Even the tradition of helping each other out began to unravel, Bishop Hochstetler says. Instead of asking neighbors for help, well-to-do Amish began hiring outsiders so they wouldn't have to reciprocate. "Factory work doesn't eliminate fellowship, but it does not encourage togetherness," the bishop says.
Last fall, the recreational-vehicle industry began to lay off workers. Facing financial hardship, the Amish traditionally have sought aid within the community. But with nearly half of households depending on manufacturing income, Amish bishops this year reluctantly decided for the first time that laid-off workers could seek unemployment benefits.
Combined with falling property values, job losses bred concerns that the unemployed would be unable to make their mortgage payments -- and that would cripple the Tri-County Land Trust.
The trust was established in 1993, and is similar to lending arrangements set up in other Amish communities. Only Amish people can join. The trust's 2,100 depositors receive annual interest of 3.2%, while borrowers pay 3.5% interest on loans. There are no credit checks. Monthly mortgage payments can be no more than 33% of a borrower's gross income.
The trust's structure reflects the Amish philosophy of sharing. It isn't insured by the Federal Deposit Insurance Corp., but by its own bylaws it maintains at least $1 million in cash reserves. The trust has never exercised its authority to foreclose on a home.
Today the trust has about $40 million in assets that its treasurer, Mr. Bontrager, says are managed conservatively.
Last fall, as layoffs drained income from the community, deposits into the trust fell to about $600,00 from between $1 million and $1.5 million a month, Mr. Bontrager says. In November, the trust suspended lending.
Over the winter, rumors began to circulate that the trust was running out of money. The run, as Mr. Bontrager describes it, began in April. It lasted about six weeks. Mr. Bontrager says about 100 depositors made significant withdrawals, and some emptied their accounts. The $1 million reserve fund was wiped out. The trust hasn't yet resumed lending.
The past year's experiences have left many here shaken. With the unemployment rate in the area reaching 17.8% in April, a growing number of men have left their families for weeks at a time for out-of-state construction jobs. Some younger families have moved to other states.
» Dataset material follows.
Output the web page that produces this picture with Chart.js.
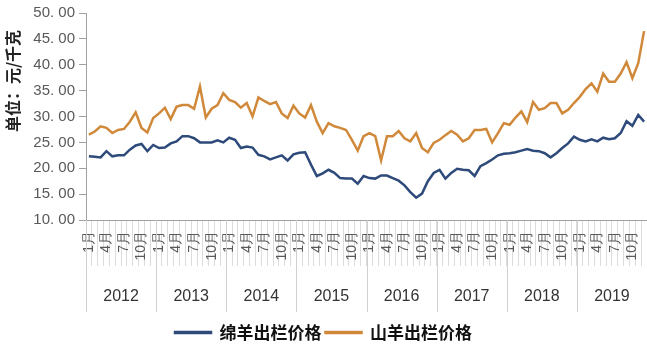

In Indiana, a back-to-basics movement appears to be taking root. More patches of produce have sprouted behind Amish homes this summer. Restaurants are entertaining fewer Amish customers. Mr. Lehman says neighbors "are more considerate of each other now."
Some men have started their own businesses close to home. Mr. Lehman makes mattresses in his workshop. Harlan Miller, a 34-year-old father of five who was laid off in February, started making fruit butter, which he sells at a local market. Freeman Miller (no relation), 54, who was laid off after 30 years in manufacturing, builds wooden caskets for pets.
"We were all going way too fast," Freeman Miller says. "This has made everybody stop and realize we're just pilgrims here, the Almighty is in charge."